[TASK DIRECTIONS]:
Copy the lines of the data below exactly, starting at the first and stopping after the line that contains "70, 80, 90];"; include no pictures.
-- BEGIN --
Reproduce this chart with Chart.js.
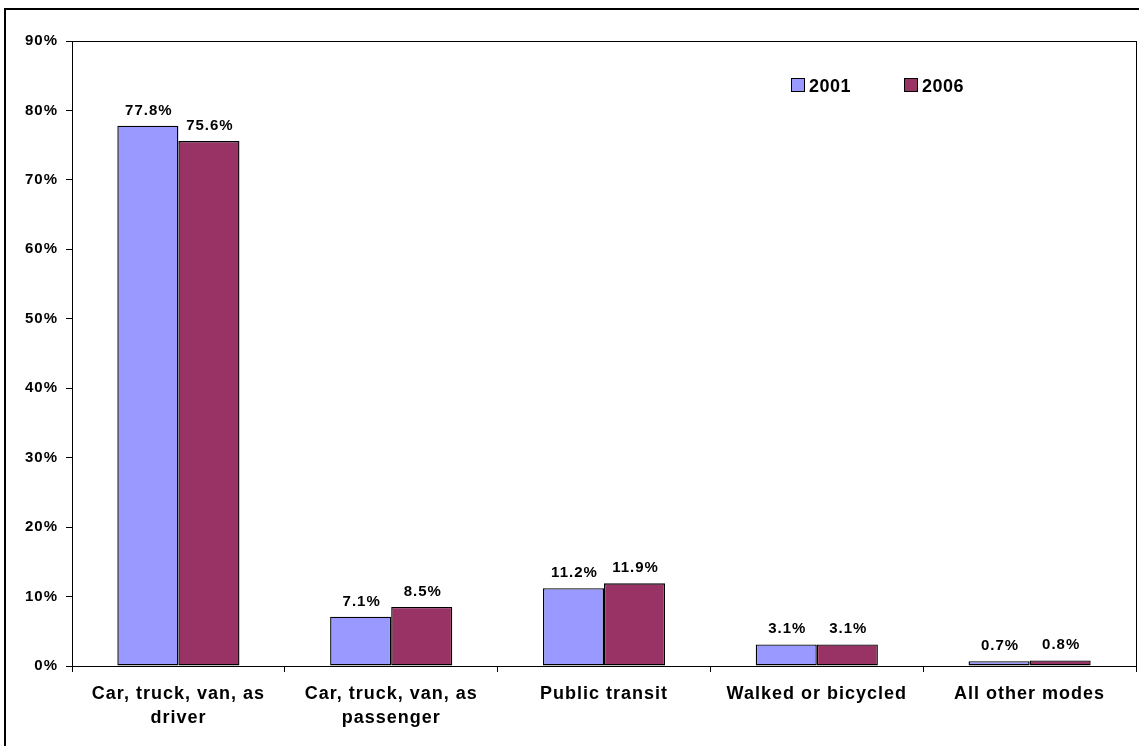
<!DOCTYPE html>
<html>
<head>
<meta charset="utf-8">
<script src="https://cdn.jsdelivr.net/npm/chart.js@4/dist/chart.umd.min.js"></script>
<style>
  html, body { margin: 0; padding: 0; background: #fff; }
  #wrap { width: 1139px; height: 746px; position: relative; }
</style>
</head>
<body>
<div id="wrap"><canvas id="chart"></canvas></div>
<script>
// commute mode shares
const categories = [
  ['Car, truck, van, as', 'driver'],
  ['Car, truck, van, as', 'passenger'],
  'Public transit',
  'Walked or bicycled',
  'All other modes'
];
const years = ['2001', '2006'];
const values2001 = [77.8, 7.1, 11.2, 3.1, 0.7];
const values2006 = [75.6, 8.5, 11.9, 3.1, 0.8];
const yTicks = [0, 10, 20, 30, 40, 50, 60, 70, 80, 90];

const FONT = "'Liberation Sans', Arial, sans-serif";

// outer frame, plot box, letter spacing
const framePlugin = {
  id: 'frame',
  beforeDraw(chart) {
    chart.ctx.letterSpacing = '1px';
  },
  afterDraw(chart) {
    const ctx = chart.ctx;
    const a = chart.chartArea;
    ctx.save();
    ctx.strokeStyle = '#000';
    ctx.lineWidth = 2;
    ctx.strokeRect(5, 9, 1200, 800);
    ctx.lineWidth = 1;
    ctx.strokeRect(Math.round(a.left) + 0.5, Math.round(a.top) + 0.5, Math.round(a.right - a.left), Math.round(a.bottom - a.top));
    ctx.restore();
  }
};

// value labels over each bar
const valueLabels = {
  id: 'valueLabels',
  afterDatasetsDraw(chart) {
    const ctx = chart.ctx;
    ctx.save();
    ctx.font = 'bold 15px ' + FONT;
    ctx.letterSpacing = '1px';
    ctx.fillStyle = '#000';
    ctx.textAlign = 'center';
    ctx.textBaseline = 'alphabetic';
    chart.data.datasets.forEach((ds, i) => {
      chart.getDatasetMeta(i).data.forEach((bar, j) => {
        ctx.fillText(ds.data[j].toFixed(1) + '%', bar.x + 1, bar.y - 11);
      });
    });
    ctx.restore();
  }
};

// legend in the top right of the plot
const legendBox = {
  id: 'legendBox',
  afterDraw(chart) {
    const ctx = chart.ctx;
    const a = chart.chartArea;
    ctx.save();
    ctx.font = 'bold 18px ' + FONT;
    ctx.letterSpacing = '0.5px';
    ctx.textBaseline = 'alphabetic';
    ctx.textAlign = 'left';
    const xs = [a.left + 719, a.left + 832];
    const y = a.top + 37;
    chart.data.datasets.forEach((ds, i) => {
      ctx.fillStyle = ds.backgroundColor;
      ctx.fillRect(xs[i], y, 14, 14);
      ctx.strokeStyle = '#000';
      ctx.lineWidth = 1;
      ctx.strokeRect(xs[i] + 0.5, y + 0.5, 13, 13);
      ctx.fillStyle = '#000';
      ctx.fillText(ds.label, xs[i] + 18, y + 14);
    });
    ctx.restore();
  }
};

new Chart(document.getElementById('chart'), {
  type: 'bar',
  data: {
    labels: categories,
    datasets: [
      { label: years[0], data: values2001, backgroundColor: '#9999FF', borderColor: '#000', borderWidth: 1.4, borderSkipped: false },
      { label: years[1], data: values2006, backgroundColor: '#993366', borderColor: '#000', borderWidth: 1.4, borderSkipped: false }
    ]
  },
  options: {
    responsive: true,
    maintainAspectRatio: false,
    animation: false,
    layout: { padding: { left: 0, top: 41, right: 3, bottom: 0 } },
    datasets: { bar: { categoryPercentage: 0.574, barPercentage: 1 } },
    plugins: {
      legend: { display: false },
      tooltip: { enabled: false }
    },
    scales: {
      x: {
        offset: true,
        afterFit(scale) { scale.height = 80; },
        grid: { offset: true, drawOnChartArea: false, drawTicks: true, tickLength: 6, color: '#000' },
        border: { display: true, color: '#000', width: 1 },
        ticks: {
          color: '#000',
          padding: 10,
          maxRotation: 0,
          autoSkip: false,
          font: { family: FONT, size: 18, weight: 'bold', lineHeight: 1.33 }
        }
      },
      y: {
        min: yTicks[0],
        max: yTicks[yTicks.length - 1],
        afterFit(scale) { scale.width = 72; },
        afterBuildTicks(scale) { scale.ticks = yTicks.map(v => ({ value: v })); },
        grid: { drawOnChartArea: false, drawTicks: true, tickLength: 6, color: '#000' },
        border: { display: true, color: '#000', width: 1 },
        ticks: {
          color: '#000',
          padding: 8,
          font: { family: FONT, size: 15, weight: 'bold' },
          callback: v => v + '%'
        }
      }
    }
  },
  plugins: [framePlugin, valueLabels, legendBox]
});
</script>
</body>
</html>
-- END --
[COMPLETE ANSWER]:
Reproduce this chart with Chart.js.
<!DOCTYPE html>
<html>
<head>
<meta charset="utf-8">
<script src="https://cdn.jsdelivr.net/npm/chart.js@4/dist/chart.umd.min.js"></script>
<style>
  html, body { margin: 0; padding: 0; background: #fff; }
  #wrap { width: 1139px; height: 746px; position: relative; }
</style>
</head>
<body>
<div id="wrap"><canvas id="chart"></canvas></div>
<script>
// commute mode shares
const categories = [
  ['Car, truck, van, as', 'driver'],
  ['Car, truck, van, as', 'passenger'],
  'Public transit',
  'Walked or bicycled',
  'All other modes'
];
const years = ['2001', '2006'];
const values2001 = [77.8, 7.1, 11.2, 3.1, 0.7];
const values2006 = [75.6, 8.5, 11.9, 3.1, 0.8];
const yTicks = [0, 10, 20, 30, 40, 50, 60, 70, 80, 90];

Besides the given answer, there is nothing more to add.